As popular as "Prop 8 - the Musical" has been - it has been viewed more than 1.9 million times since it was posted on Wednesday on funnyordie.com - it is also a reminder to Mr. Shaiman and like-minded colleagues of how events might have turned out if they had been vocal and organized before Proposition 8 was approved by California voters last month.


The only criticism Itzkoff uncovered was swiped from the comments section of funnyordie.com, the website hosting the video, and involved the video's tone, not its religious content. Itzkoff ignored religious-based criticism like that of the Media Research Center's Brent Bozell, who wrote of Shaiman's skit:


This phony-baloney Jesus seems to be quoting directly from an Obama speech in 2006 that suggested Christian conservatives weren't reading their Leviticus. But neither Obama nor Shaiman will admit in the Bible there is also St. Peter's vision in the Acts of the Apostles, where he's told to abandon the idea of clean and unclean foods.

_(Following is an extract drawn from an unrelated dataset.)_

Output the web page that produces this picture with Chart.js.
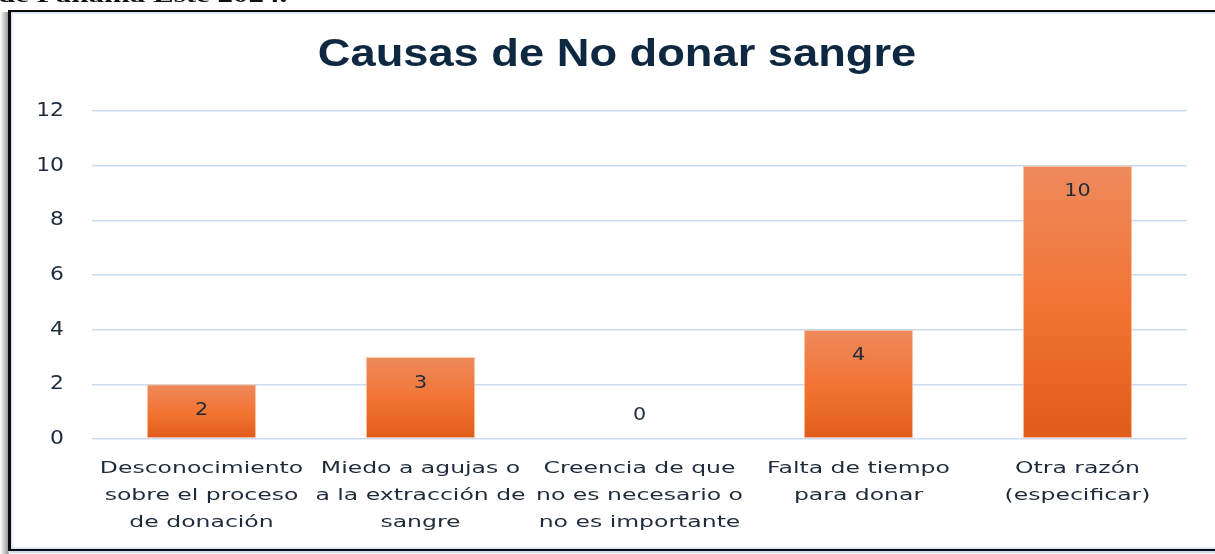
<!DOCTYPE html>
<html>
<head>
<meta charset="utf-8">
<script src="https://cdn.jsdelivr.net/npm/chart.js@4.4.1/dist/chart.umd.min.js"></script>
<style>
  html, body { margin: 0; padding: 0; background: #ffffff; overflow: hidden; }
  #wrap { position: relative; width: 1215px; height: 554px; overflow: hidden; }
  #c { position: absolute; left: 0; top: 0; display: block; z-index: 1; }
  #cut { position: absolute; left: -2px; top: -16px; font: bold 20px "Liberation Serif", serif; color: #111;
         transform: scaleX(1.55); transform-origin: left top; white-space: nowrap; z-index: 2; }
</style>
</head>
<body>
<div id="wrap">
  <canvas id="c" width="1215" height="554"></canvas>
  <div id="cut">de Panamá Este 2024.</div>
</div>
<script>
// ---- data ----
const chartTitle = "Causas de No donar sangre";
const categories = [
  ["Desconocimiento", "sobre el proceso", "de donación"],
  ["Miedo a agujas o", "a la extracción de", "sangre"],
  ["Creencia de que", "no es necesario o", "no es importante"],
  ["Falta de tiempo", "para donar"],
  ["Otra razón", "(especificar)"]
];
const values = [2, 3, 0, 4, 10];
const yTicks = [0, 2, 4, 6, 8, 10, 12];

// ---- helpers ----
function stretchText(ctx, text, x, y, font, color, sx, align) {
  ctx.save();
  ctx.font = font;
  ctx.fillStyle = color;
  ctx.textBaseline = 'middle';
  ctx.textAlign = 'left';
  const w = ctx.measureText(text).width * sx;
  let left = x;
  if (align === 'center') left = x - w / 2;
  else if (align === 'right') left = x - w;
  ctx.translate(left, y);
  ctx.scale(sx, 1);
  ctx.fillText(text, 0, 0);
  ctx.restore();
}

const framePlugin = {
  id: 'frame',
  beforeDraw(chart) {
    const ctx = chart.ctx;
    ctx.save();
    ctx.fillStyle = '#ffffff';
    ctx.fillRect(0, 0, chart.width, chart.height);
    const g = ctx.createLinearGradient(0, 0, 9, 0);
    g.addColorStop(0, 'rgba(0,0,0,0)');
    g.addColorStop(1, 'rgba(0,0,0,0.45)');
    ctx.fillStyle = g;
    ctx.fillRect(0, 12, 9, 542);
    ctx.fillStyle = '#0b0b0b';
    ctx.fillRect(8, 10, chart.width - 8, 2);
    ctx.fillRect(8, 10, 3, 542);
    ctx.fillRect(8, 549, chart.width - 8, 2);
    ctx.fillStyle = '#cfe0f3';
    ctx.fillRect(11, 12, chart.width - 11, 1.5);
    ctx.fillRect(11, 12, 1.5, 537);
    ctx.fillRect(11, 547.5, chart.width - 11, 1.5);
    ctx.fillRect(8, 551, chart.width - 8, 2);
    ctx.restore();
  }
};

const textPlugin = {
  id: 'texts',
  afterDraw(chart) {
    const ctx = chart.ctx;
    const ys = chart.scales.y, xs = chart.scales.x;
    stretchText(ctx, chartTitle, 617, 55, 'bold 39px "Liberation Sans", Arial, sans-serif', '#0e2841', 1.16, 'center');
    yTicks.forEach(v => {
      stretchText(ctx, String(v), 64, ys.getPixelForValue(v), '19px "DejaVu Sans", sans-serif', '#1e2b3b', 1.15, 'right');
    });
    categories.forEach((lines, i) => {
      const cx = xs.getPixelForTick(i);
      lines.forEach((ln, j) => {
        stretchText(ctx, ln, cx, chart.chartArea.bottom + 30 + j * 27, '16px "DejaVu Sans", sans-serif', '#1e2b3b', 1.47, 'center');
      });
    });
    const meta = chart.getDatasetMeta(0);
    meta.data.forEach((bar, i) => {
      const v = values[i];
      const y = v > 0 ? bar.y + 26 : bar.base - 24;
      stretchText(ctx, String(v), bar.x, y, '18px "DejaVu Sans", sans-serif', '#1e2b3b', 1.15, 'center');
    });
  }
};

function barFill(c) {
  const chart = c.chart;
  if (!chart.chartArea || c.raw === undefined) return '#f07030';
  const ys = chart.scales.y;
  const top = ys.getPixelForValue(c.raw), base = ys.getPixelForValue(0);
  if (Math.abs(base - top) < 1) return '#f07030';
  const g = chart.ctx.createLinearGradient(0, top, 0, base);
  g.addColorStop(0, '#ee8a5c');
  g.addColorStop(0.55, '#f27230');
  g.addColorStop(1, '#df5d1b');
  return g;
}

new Chart(document.getElementById('c'), {
  type: 'bar',
  data: {
    labels: categories,
    datasets: [{
      data: values,
      backgroundColor: barFill,
      borderColor: 'rgba(250,200,170,0.9)',
      borderWidth: 1,
      borderSkipped: false,
      categoryPercentage: 1,
      barPercentage: 0.5
    }]
  },
  options: {
    responsive: false,
    animation: false,
    devicePixelRatio: 1,
    layout: { padding: { top: 111, right: 28, bottom: 0, left: 0 } },
    plugins: { legend: { display: false }, title: { display: false }, tooltip: { enabled: false } },
    scales: {
      y: {
        min: 0, max: 12,
        ticks: { stepSize: 2, display: false },
        grid: { color: '#c9dcf1', lineWidth: 1.6, drawTicks: false },
        border: { display: false },
        afterFit(s) { s.width = 92; }
      },
      x: {
        ticks: { display: false },
        grid: { display: false, drawTicks: false },
        border: { display: false },
        afterFit(s) { s.height = 115; }
      }
    }
  },
  plugins: [framePlugin, textPlugin]
});
</script>
</body>
</html>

Shaiman also has his Bible-trashing Jesus sing that the Bible says "you can stone your wife, or sell your daughter into slavery." This is also a common pro-gay argument, as if Christians today are all recognized to be active in wife-stoning and daughter-enslaving. When the Christians say they ignore those verses, Jesus scolds, "it seems to me you pick and choose...Well, then, choose love instead of hate. Besides your nation was built on separation of church and state."



Only someone utterly ignorant would make a video where Jesus descends in a vision to humanity only to sound like a lawyer for the ACLU.